§ What is being asked
Report the number of lines that hold the string "picture". Leave out any other text.

++++ Supplied data

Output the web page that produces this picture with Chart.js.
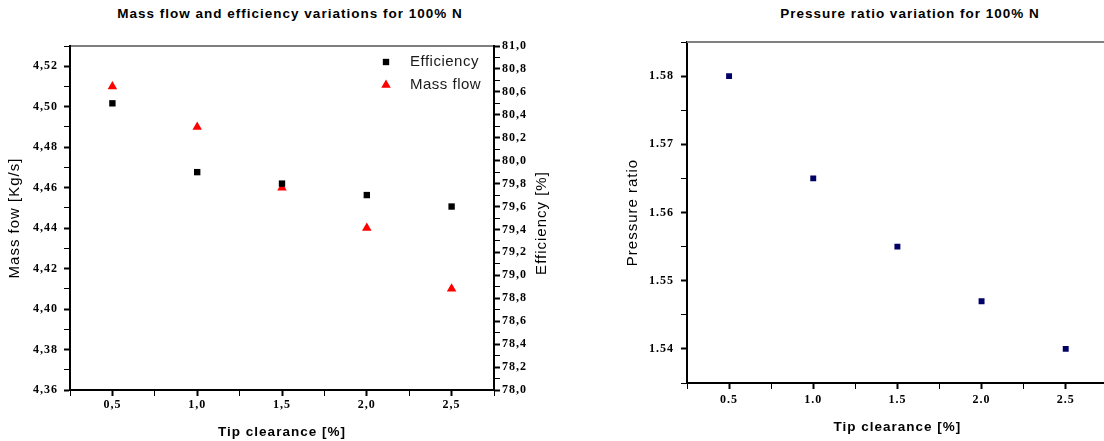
<!DOCTYPE html>
<html>
<head>
<meta charset="utf-8">
<script src="https://cdn.jsdelivr.net/npm/chart.js@4.4.0/dist/chart.umd.min.js"></script>
<style>
  html, body { margin: 0; padding: 0; background: #fff; overflow: hidden; }
  body { width: 1104px; height: 441px; position: relative; }
  canvas { position: absolute; top: 0; }
  #massChart { left: 0; }
  #pressureChart { left: 600px; }
  .chart-title {
    position: absolute; top: 6px; line-height: 18px;
    font: bold 13.5px "Liberation Sans", Arial, sans-serif;
    letter-spacing: 1px; white-space: nowrap; color: #000;
    transform: translateX(-50%);
  }
</style>
</head>
<body>
<div class="chart-title" style="left:290px">Mass flow and efficiency variations for 100% N</div>
<div class="chart-title" style="left:910px">Pressure ratio variation for 100% N</div>
<canvas id="massChart" width="560" height="441"></canvas>
<canvas id="pressureChart" width="512" height="441"></canvas>
<script>
// values
var tipClearance = [0.5, 1.0, 1.5, 2.0, 2.5];
var massFlow = [4.51, 4.49, 4.46, 4.44, 4.41];
var efficiency = [80.5, 79.9, 79.8, 79.7, 79.6];
var pressureRatio = [1.58, 1.565, 1.555, 1.547, 1.54];

var tickFont = { family: '"Liberation Serif", "Times New Roman", serif', weight: 'bold', size: 12 };
var titleFont = { family: '"Liberation Sans", Arial, sans-serif', size: 15 };
var boldTitleFont = { family: '"Liberation Sans", Arial, sans-serif', size: 13.5, weight: 'bold' };

function toPoints(xs, ys) {
  return xs.map(function (x, i) {
    return { x: x, y: ys[i] };
  });
}

// only every n-th step gets a label, the rest are minor ticks
function isMajor(value, perUnit, every) {
  return Math.round(value * perUnit) % every === 0;
}

function tickWidth(c) {
  return c.tick && c.tick.label !== '' ? 2 : 1;
}

function axisGrid() {
  return { drawOnChartArea: false, tickLength: 6, tickColor: '#000', tickWidth: tickWidth };
}

// canvas text gets the same loose spacing as the picture
var spacedText = {
  id: 'spacedText',
  beforeDraw: function (chart) {
    chart.ctx.letterSpacing = '1px';
  }
};

var topLine = {
  id: 'topLine',
  afterDraw: function (chart, args, opts) {
    var a = chart.chartArea;
    var ctx = chart.ctx;
    ctx.save();
    ctx.strokeStyle = opts.color;
    ctx.lineWidth = opts.width;
    ctx.beginPath();
    ctx.moveTo(a.left, a.top);
    ctx.lineTo(a.right, a.top);
    ctx.stroke();
    ctx.restore();
  }
};

var insideLegend = {
  id: 'insideLegend',
  afterDraw: function (chart) {
    var a = chart.chartArea;
    var ctx = chart.ctx;
    ctx.save();
    ctx.font = '15px "Liberation Sans", Arial, sans-serif';
    ctx.letterSpacing = '0.5px';
    ctx.textBaseline = 'middle';
    chart.data.datasets.forEach(function (ds, i) {
      var y = a.top + 16 + i * 23;
      ctx.fillStyle = ds.backgroundColor;
      Chart.helpers.drawPoint(ctx, { pointStyle: ds.pointStyle, radius: ds.pointRadius, borderWidth: 0, rotation: 0 }, a.right - 108, y);
      ctx.fillStyle = '#1a1a1a';
      ctx.fillText(ds.label, a.right - 84, y);
    });
    // right axis title reads bottom to top like the left one
    ctx.font = '15px "Liberation Sans", Arial, sans-serif';
    ctx.letterSpacing = '1px';
    ctx.fillStyle = '#000';
    ctx.textAlign = 'center';
    ctx.translate(chart.width - 18, 223);
    ctx.rotate(-Math.PI / 2);
    ctx.fillText('Efficiency [%]', 0, 0);
    ctx.restore();
  }
};

var massChart = new Chart(document.getElementById('massChart'), {
  type: 'scatter',
  data: {
    datasets: [
      {
        label: 'Efficiency',
        data: toPoints(tipClearance, efficiency),
        yAxisID: 'y1',
        pointStyle: 'rect',
        pointRadius: 4.5,
        pointBorderWidth: 0,
        backgroundColor: '#000'
      },
      {
        label: 'Mass flow',
        data: toPoints(tipClearance, massFlow),
        yAxisID: 'y',
        pointStyle: 'triangle',
        pointRadius: 5.5,
        pointBorderWidth: 0,
        backgroundColor: '#ff0000'
      }
    ]
  },
  options: {
    responsive: false,
    animation: false,
    events: [],
    layout: { padding: { top: 46, left: 0, right: 0, bottom: 0 } },
    plugins: {
      legend: { display: false },
      tooltip: { enabled: false },
      topLine: { color: '#000', width: 1 }
    },
    scales: {
      x: {
        type: 'linear',
        min: 0.25,
        max: 2.75,
        ticks: {
          stepSize: 0.25, autoSkip: false, maxRotation: 0, padding: 2, color: '#000', font: tickFont,
          callback: function (v) { return isMajor(v, 4, 2) ? v.toFixed(1).replace('.', ',') : ''; }
        },
        grid: axisGrid(),
        border: { color: '#000', width: 2 },
        title: { display: true, text: 'Tip clearance [%]', color: '#000', font: boldTitleFont, padding: { top: 0, bottom: 1 } },
        afterFit: function (scale) { scale.height = 51; }
      },
      y: {
        position: 'left',
        min: 4.36,
        max: 4.53,
        ticks: {
          stepSize: 0.01, autoSkip: false, padding: 6, color: '#000', font: tickFont,
          callback: function (v) { return isMajor(v, 100, 2) ? v.toFixed(2).replace('.', ',') : ''; }
        },
        grid: axisGrid(),
        border: { color: '#000', width: 2 },
        title: { display: true, text: 'Mass fow [Kg/s]', color: '#000', font: titleFont, padding: { top: 6, bottom: 0 } },
        afterFit: function (scale) { scale.width = 70; }
      },
      y1: {
        position: 'right',
        min: 78,
        max: 81,
        ticks: {
          stepSize: 0.1, autoSkip: false, padding: 2, color: '#000', font: tickFont,
          callback: function (v) { return isMajor(v, 10, 2) ? v.toFixed(1).replace('.', ',') : ''; }
        },
        grid: axisGrid(),
        border: { color: '#000', width: 2 },
        afterFit: function (scale) { scale.width = 66; }
      }
    }
  },
  plugins: [spacedText, topLine, insideLegend]
});

var pressureChart = new Chart(document.getElementById('pressureChart'), {
  type: 'scatter',
  data: {
    datasets: [
      {
        label: 'Pressure ratio',
        data: toPoints(tipClearance, pressureRatio),
        pointStyle: 'rect',
        pointRadius: 4.2,
        pointBorderWidth: 0,
        backgroundColor: '#000066'
      }
    ]
  },
  options: {
    responsive: false,
    animation: false,
    events: [],
    layout: { padding: { top: 42, left: 0, right: 0, bottom: 0 } },
    plugins: {
      legend: { display: false },
      tooltip: { enabled: false },
      topLine: { color: '#808080', width: 2 }
    },
    scales: {
      x: {
        type: 'linear',
        min: 0.25,
        max: 2.75,
        ticks: {
          stepSize: 0.25, autoSkip: false, maxRotation: 0, padding: 4, color: '#000', font: tickFont,
          callback: function (v) { return isMajor(v, 4, 2) ? v.toFixed(1) : ''; }
        },
        grid: axisGrid(),
        border: { color: '#000', width: 2 },
        title: { display: true, text: 'Tip clearance [%]', color: '#000', font: boldTitleFont, padding: { top: 0, bottom: 6 } },
        afterFit: function (scale) { scale.height = 58; }
      },
      y: {
        min: 1.535,
        max: 1.585,
        ticks: {
          stepSize: 0.005, autoSkip: false, padding: 7, color: '#000', font: tickFont,
          callback: function (v) { return isMajor(v, 1000, 10) ? v.toFixed(2) : ''; }
        },
        grid: axisGrid(),
        border: { color: '#000', width: 2 },
        title: { display: true, text: 'Pressure ratio', color: '#000', font: titleFont, padding: { top: 24, bottom: 0 } },
        afterFit: function (scale) { scale.width = 87; }
      }
    }
  },
  plugins: [spacedText, topLine]
});
</script>
</body>
</html>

++++++++

§ Finished answer
2